**Problem to work on**: Check every line below for the word "matplotlib" and copy each one that has it.

**Extracted entries**:
....
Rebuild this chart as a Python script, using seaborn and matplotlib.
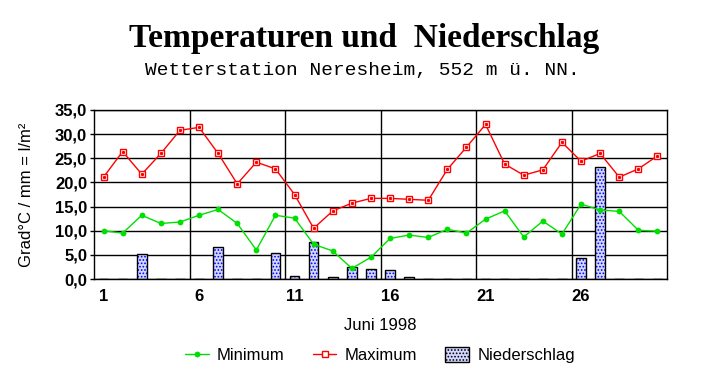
....
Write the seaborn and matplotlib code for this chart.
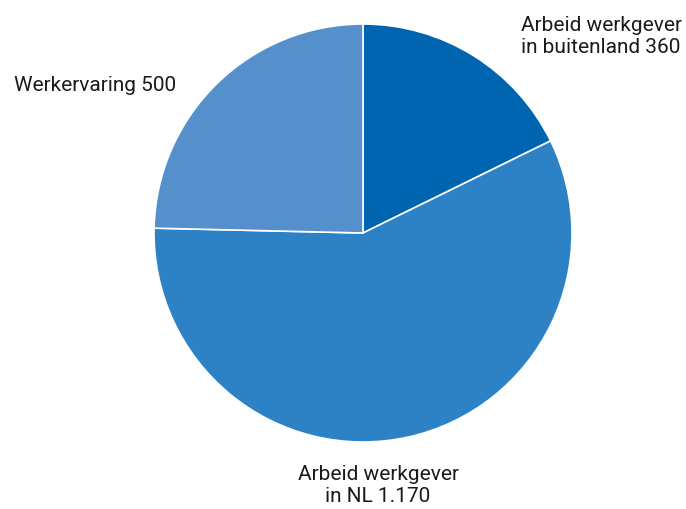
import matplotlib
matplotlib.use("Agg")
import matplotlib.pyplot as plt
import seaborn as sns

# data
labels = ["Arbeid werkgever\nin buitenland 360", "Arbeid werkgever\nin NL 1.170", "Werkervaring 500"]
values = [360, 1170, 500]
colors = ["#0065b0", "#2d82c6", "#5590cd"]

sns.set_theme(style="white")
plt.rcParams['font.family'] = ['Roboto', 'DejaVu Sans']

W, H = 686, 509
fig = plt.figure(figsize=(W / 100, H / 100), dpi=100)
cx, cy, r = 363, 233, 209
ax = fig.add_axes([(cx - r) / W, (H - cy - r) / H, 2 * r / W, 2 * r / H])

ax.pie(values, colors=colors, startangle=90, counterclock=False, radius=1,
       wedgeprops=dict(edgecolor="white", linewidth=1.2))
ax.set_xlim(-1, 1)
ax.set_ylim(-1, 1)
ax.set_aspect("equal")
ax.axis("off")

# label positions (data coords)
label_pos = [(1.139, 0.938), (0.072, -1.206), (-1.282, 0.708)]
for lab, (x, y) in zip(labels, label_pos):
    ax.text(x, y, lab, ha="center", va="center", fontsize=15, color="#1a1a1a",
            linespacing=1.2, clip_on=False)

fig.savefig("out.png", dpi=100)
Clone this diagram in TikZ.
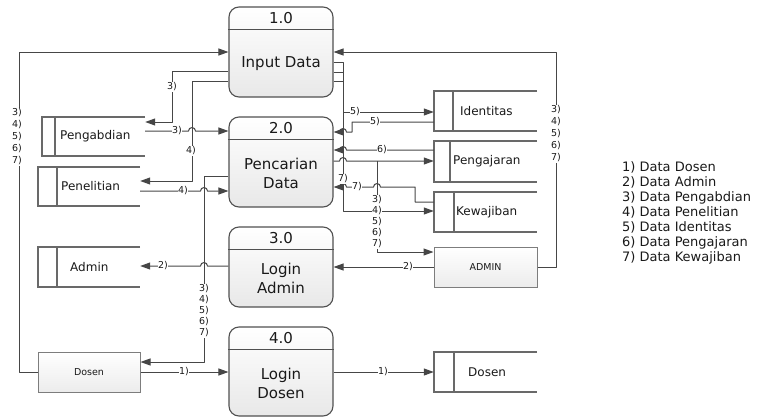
....
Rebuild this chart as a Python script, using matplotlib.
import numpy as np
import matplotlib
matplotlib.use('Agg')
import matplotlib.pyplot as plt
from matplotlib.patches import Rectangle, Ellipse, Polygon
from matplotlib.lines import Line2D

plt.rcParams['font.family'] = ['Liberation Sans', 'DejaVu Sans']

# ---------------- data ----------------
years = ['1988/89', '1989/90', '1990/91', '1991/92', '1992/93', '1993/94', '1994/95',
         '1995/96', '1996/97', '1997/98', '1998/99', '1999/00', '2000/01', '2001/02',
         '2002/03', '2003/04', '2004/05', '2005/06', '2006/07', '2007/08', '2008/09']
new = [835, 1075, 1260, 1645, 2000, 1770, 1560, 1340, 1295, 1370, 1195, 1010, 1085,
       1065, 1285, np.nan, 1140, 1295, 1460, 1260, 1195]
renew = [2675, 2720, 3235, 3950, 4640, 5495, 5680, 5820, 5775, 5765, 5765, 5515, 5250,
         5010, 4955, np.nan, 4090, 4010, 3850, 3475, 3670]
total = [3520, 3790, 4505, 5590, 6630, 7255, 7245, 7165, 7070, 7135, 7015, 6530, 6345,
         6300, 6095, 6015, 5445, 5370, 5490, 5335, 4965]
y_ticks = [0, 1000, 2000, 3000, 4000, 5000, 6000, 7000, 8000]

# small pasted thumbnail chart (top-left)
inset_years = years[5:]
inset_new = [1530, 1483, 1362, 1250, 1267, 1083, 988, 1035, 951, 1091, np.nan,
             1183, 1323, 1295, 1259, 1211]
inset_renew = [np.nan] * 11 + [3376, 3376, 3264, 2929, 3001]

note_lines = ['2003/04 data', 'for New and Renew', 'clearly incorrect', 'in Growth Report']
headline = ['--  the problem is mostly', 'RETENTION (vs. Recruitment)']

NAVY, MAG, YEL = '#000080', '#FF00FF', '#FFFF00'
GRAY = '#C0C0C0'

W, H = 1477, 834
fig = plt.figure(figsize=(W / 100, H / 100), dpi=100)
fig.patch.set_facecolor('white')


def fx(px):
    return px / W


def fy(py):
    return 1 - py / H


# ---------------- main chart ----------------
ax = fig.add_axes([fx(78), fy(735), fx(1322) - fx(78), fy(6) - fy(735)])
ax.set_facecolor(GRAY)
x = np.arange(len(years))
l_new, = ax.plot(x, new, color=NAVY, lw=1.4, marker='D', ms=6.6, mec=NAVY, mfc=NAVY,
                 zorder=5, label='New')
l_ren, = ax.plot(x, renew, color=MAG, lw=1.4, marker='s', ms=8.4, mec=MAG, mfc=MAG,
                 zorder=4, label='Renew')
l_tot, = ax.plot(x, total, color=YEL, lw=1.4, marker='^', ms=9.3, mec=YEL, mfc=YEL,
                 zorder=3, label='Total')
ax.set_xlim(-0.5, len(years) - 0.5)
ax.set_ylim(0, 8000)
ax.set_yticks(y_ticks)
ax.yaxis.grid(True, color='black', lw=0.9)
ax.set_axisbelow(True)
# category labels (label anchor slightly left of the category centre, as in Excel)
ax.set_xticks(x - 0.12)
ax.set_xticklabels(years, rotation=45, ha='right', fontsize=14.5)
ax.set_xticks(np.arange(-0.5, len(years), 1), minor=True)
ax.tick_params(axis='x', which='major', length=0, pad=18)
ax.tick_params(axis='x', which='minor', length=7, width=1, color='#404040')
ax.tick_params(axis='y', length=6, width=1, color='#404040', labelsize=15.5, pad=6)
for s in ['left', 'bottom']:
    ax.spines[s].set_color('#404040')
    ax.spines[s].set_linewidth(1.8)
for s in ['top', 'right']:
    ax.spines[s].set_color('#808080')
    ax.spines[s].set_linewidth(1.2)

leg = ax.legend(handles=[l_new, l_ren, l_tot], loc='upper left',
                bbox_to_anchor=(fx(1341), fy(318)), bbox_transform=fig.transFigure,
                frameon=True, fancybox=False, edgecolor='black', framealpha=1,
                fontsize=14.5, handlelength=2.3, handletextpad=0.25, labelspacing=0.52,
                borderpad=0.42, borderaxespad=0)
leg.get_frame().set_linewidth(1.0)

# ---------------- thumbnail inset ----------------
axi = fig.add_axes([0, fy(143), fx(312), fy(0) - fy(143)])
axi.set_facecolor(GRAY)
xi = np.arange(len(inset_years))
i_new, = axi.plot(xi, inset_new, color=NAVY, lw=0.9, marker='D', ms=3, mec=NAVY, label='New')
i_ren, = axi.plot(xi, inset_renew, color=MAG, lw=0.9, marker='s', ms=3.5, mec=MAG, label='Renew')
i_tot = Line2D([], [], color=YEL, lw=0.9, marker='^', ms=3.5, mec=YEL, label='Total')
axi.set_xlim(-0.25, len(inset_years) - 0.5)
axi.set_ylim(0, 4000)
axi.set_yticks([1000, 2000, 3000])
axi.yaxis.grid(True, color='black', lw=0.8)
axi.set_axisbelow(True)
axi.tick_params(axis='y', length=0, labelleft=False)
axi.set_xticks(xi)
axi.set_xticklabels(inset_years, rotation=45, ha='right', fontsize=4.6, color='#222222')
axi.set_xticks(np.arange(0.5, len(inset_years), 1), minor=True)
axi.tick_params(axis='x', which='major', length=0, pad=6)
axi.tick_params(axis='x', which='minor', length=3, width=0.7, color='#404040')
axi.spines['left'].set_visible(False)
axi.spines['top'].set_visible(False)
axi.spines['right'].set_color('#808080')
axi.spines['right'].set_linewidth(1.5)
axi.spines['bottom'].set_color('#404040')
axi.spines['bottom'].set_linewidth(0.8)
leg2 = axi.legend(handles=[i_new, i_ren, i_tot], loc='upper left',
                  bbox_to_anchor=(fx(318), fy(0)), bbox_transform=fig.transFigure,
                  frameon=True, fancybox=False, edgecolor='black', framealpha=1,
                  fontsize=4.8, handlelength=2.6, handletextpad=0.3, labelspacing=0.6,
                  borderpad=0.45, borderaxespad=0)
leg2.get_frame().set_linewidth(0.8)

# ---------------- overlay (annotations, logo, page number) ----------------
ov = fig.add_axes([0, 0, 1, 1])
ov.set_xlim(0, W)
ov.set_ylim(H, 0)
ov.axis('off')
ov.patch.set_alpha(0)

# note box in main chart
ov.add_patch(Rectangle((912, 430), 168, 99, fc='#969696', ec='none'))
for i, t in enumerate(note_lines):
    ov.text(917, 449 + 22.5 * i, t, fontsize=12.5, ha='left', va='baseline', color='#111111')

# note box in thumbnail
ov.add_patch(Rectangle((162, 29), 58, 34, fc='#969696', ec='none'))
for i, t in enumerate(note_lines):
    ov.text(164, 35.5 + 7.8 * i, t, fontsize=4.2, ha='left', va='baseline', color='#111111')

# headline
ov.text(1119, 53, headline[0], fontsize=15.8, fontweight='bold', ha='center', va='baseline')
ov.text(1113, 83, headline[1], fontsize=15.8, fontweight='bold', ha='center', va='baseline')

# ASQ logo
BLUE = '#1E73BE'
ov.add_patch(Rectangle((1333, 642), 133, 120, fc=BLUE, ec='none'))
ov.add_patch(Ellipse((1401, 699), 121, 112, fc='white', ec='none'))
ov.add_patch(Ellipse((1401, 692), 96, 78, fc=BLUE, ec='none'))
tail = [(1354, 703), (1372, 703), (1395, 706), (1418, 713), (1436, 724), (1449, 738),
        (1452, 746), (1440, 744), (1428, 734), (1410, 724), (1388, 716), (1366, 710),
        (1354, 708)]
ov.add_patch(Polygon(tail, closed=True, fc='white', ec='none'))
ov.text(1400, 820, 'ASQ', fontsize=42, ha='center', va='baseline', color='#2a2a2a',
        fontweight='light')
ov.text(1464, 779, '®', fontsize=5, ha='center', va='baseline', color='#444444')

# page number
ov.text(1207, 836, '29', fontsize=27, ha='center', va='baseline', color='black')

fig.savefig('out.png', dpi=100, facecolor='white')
....
**Task output**:
Rebuild this chart as a Python script, using seaborn and matplotlib.
Write the seaborn and matplotlib code for this chart.
import matplotlib
matplotlib.use("Agg")
import matplotlib.pyplot as plt
Rebuild this chart as a Python script, using matplotlib.
import matplotlib
matplotlib.use('Agg')
import matplotlib.pyplot as plt
from matplotlib.patches import Rectangle, Ellipse, Polygon
from matplotlib.lines import Line2D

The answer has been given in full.